I must admit, I find the Blackstone comments dubious here.
First, I presume the "T5 5w-40" is actually T6; just a typo in the UOA report?
Let's recap this UOA for quick viewing:
TBN is STRONG after 14k miles
Insolubles are crazy low (almost non-existent)
No contamination (fuel, coolent, dirt, etc)
The FP is fine
The Vis is fine
Wear metals are mixed; some wear rates are lower than average, some are slightly higher.
In regard to wear, the Fe and Al are above "average", but no where near any danger in regard to condemnation levels. The Fe and Al are likely slightly elevated due to the high-power tunes you use. The super-low to non-existent Cu and Pb indicate no bearing wear at all. So, is the Fe becoming abrasive? Possibly so, but not to a point as to condemn the oil; not yet anyway. It's hard to say with complete certainty because the "universal averages" don't reflect a lot of "tuned" Dmax's. I suspect if you cut back the power to normal levels, your Fe and Al would drop to at or below universal averages. IOW - the oil is doing a great job given the situation you've put it into.

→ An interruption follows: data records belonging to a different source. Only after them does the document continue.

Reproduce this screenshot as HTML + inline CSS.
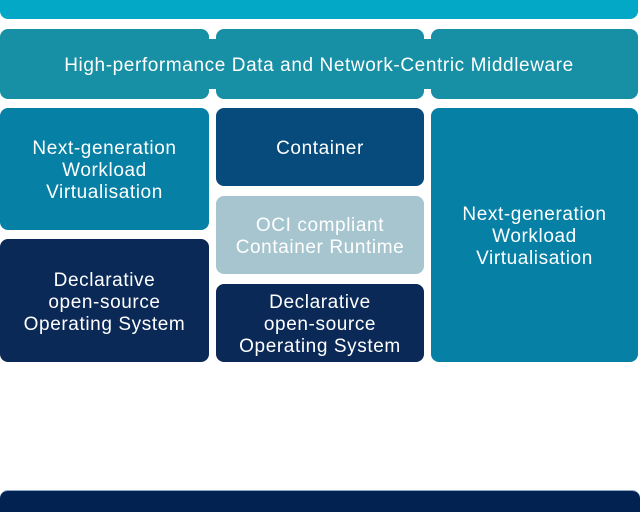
<!DOCTYPE html>
<html>
<head>
<meta charset="utf-8">
<style>
html,body{margin:0;padding:0;background:#fff;width:640px;height:512px;overflow:hidden;}
body{position:relative;font-family:"Liberation Sans",sans-serif;}
.b{position:absolute;box-sizing:border-box;padding-top:4px;border-radius:8px;color:#fff;display:flex;align-items:center;justify-content:center;text-align:center;font-size:19px;line-height:22px;letter-spacing:0.6px;}
.c{position:absolute;}
</style>
</head>
<body>
<div class="b" style="left:0;top:-10px;width:638px;height:29px;background:#02a8c6;"></div>

<div class="b" style="left:0;top:29px;width:209px;height:70px;background:#178fa4;"></div>
<div class="b" style="left:216px;top:29px;width:208px;height:70px;background:#178fa4;"></div>
<div class="b" style="left:431px;top:29px;width:207px;height:70px;background:#178fa4;"></div>
<div class="c" style="left:205px;top:39px;width:30px;height:50px;background:#178fa4;"></div>
<div class="c" style="left:420px;top:39px;width:30px;height:50px;background:#178fa4;"></div>
<div class="b" style="left:0;top:29px;width:638px;height:70px;background:transparent;">High-performance Data and Network-Centric Middleware</div>

<div class="b" style="left:0;top:108px;width:209px;height:122px;background:#0780a5;">Next-generation<br>Workload<br>Virtualisation</div>
<div class="b" style="left:0;top:239px;width:209px;height:123px;background:#0b2957;">Declarative<br>open-source<br>Operating System</div>

<div class="b" style="left:216px;top:108px;width:208px;height:78px;background:#074b7c;">Container</div>
<div class="b" style="left:216px;top:196px;width:208px;height:78px;background:#a7c5cf;">OCI compliant<br>Container Runtime</div>
<div class="b" style="left:216px;top:284px;width:208px;height:78px;background:#0b2957;">Declarative<br>open-source<br>Operating System</div>

<div class="b" style="left:431px;top:108px;width:207px;height:254px;background:#0780a5;">Next-generation<br>Workload<br>Virtualisation</div>

<div class="b" style="left:0;top:490px;width:640px;height:32px;background:#022352;border-top:1px solid #8aa8c8;"></div>
</body>
</html>
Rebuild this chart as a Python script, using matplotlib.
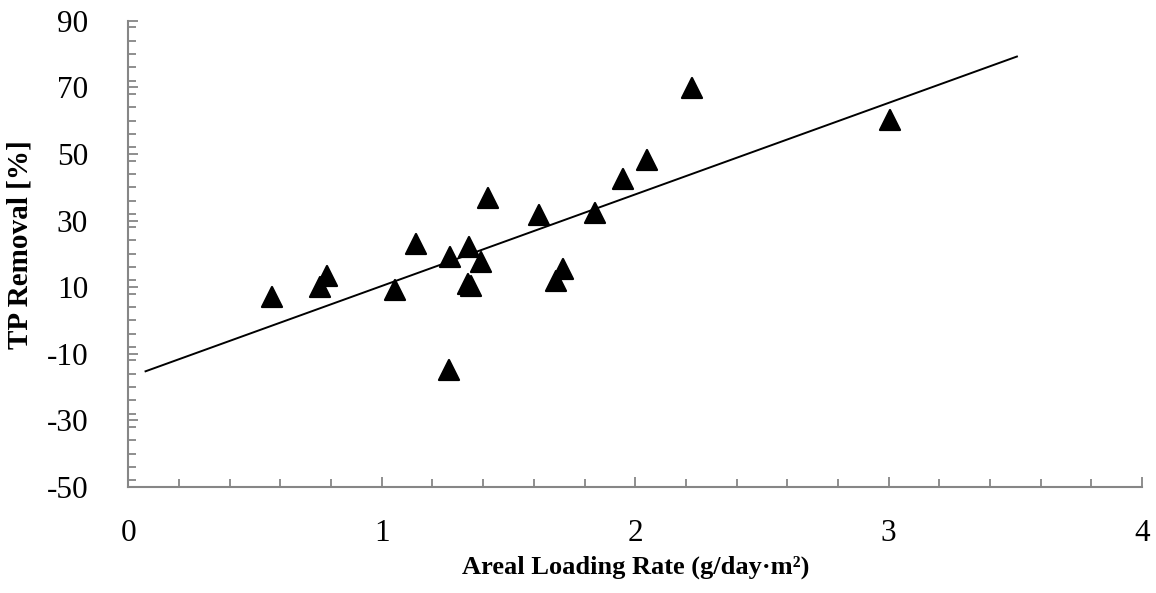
import numpy as np
import matplotlib
matplotlib.use("Agg")
import matplotlib.pyplot as plt
from matplotlib.markers import MarkerStyle
from matplotlib.ticker import MultipleLocator

# areal loading rate (g/day.m2) vs TP removal (%)
loading = [0.568, 0.755, 0.783, 1.053, 1.136, 1.270, 1.267, 1.345, 1.391, 1.339,
           1.352, 1.420, 1.622, 1.714, 1.688, 1.842, 1.951, 2.046, 2.224, 3.006]
removal = [7.1, 10.0, 13.3, 9.0, 22.9, 19.0, -14.9, 22.0, 17.4, 10.9,
           10.3, 36.7, 31.7, 15.3, 11.8, 32.3, 42.4, 48.3, 69.7, 60.3]
x_ticks = [0, 1, 2, 3, 4]
y_ticks = [-50, -30, -10, 10, 30, 50, 70, 90]

plt.rcParams['font.family'] = ['Liberation Serif', 'DejaVu Serif']
plt.rcParams['axes.unicode_minus'] = False

fig = plt.figure(figsize=(11.56, 5.93), dpi=100)
ax = fig.add_axes([0.111, 0.179, 0.877, 0.786])

x = np.array(loading); y = np.array(removal)
k, b = np.polyfit(x, y, 1)
xl = np.array([x.min() - 0.5, x.max() + 0.5])   # excel-style forecast both ways
ax.plot(xl, k * xl + b, color="black", lw=1.4, zorder=2)

ax.plot(x, y, ls="none", marker=MarkerStyle("^", joinstyle="round"),
        ms=14, mfc="black", mec="black", mew=1.6, zorder=3)

ax.set_xlim(0, 4); ax.set_ylim(-50, 90)
ax.set_xticks(x_ticks); ax.set_yticks(y_ticks)
ax.xaxis.set_minor_locator(MultipleLocator(0.2))
ax.yaxis.set_minor_locator(MultipleLocator(4))
for s in ("top", "right"):
    ax.spines[s].set_visible(False)
for s in ("left", "bottom"):
    ax.spines[s].set_color("#868686"); ax.spines[s].set_linewidth(1.5)
ax.tick_params(which="both", direction="in", color="#868686", width=1.3,
               labelsize=22.5, labelcolor="black")
ax.tick_params(which="major", length=7)
ax.tick_params(which="minor", length=5.5)
ax.tick_params(axis="y", which="major", pad=29)
ax.tick_params(axis="x", which="major", pad=23)

ax.set_xlabel("Areal Loading Rate (g/day·m²)", fontsize=19, fontweight="bold")
ax.set_ylabel("TP Removal [%]", fontsize=21, fontweight="bold")
ax.xaxis.set_label_coords(0.5, -0.148)
ax.yaxis.set_label_coords(-0.094, 0.52)

fig.savefig("out.png", dpi=100)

Often, dino oils can give really good numbers like this up to 10k miles or a bit more at times. You paid at least 2x the $$$ for the T6; to get your ROI you'd need to run out to 20k miles just to break even. There is no reason, with this type of UOA performance in your rig, that you could not go 20k miles, or maybe more. If this were my set-up, I'd run to 15k miles on the next UOA, then 17.5k, then 20k, etc. Escalate up slowly as you build UOA history.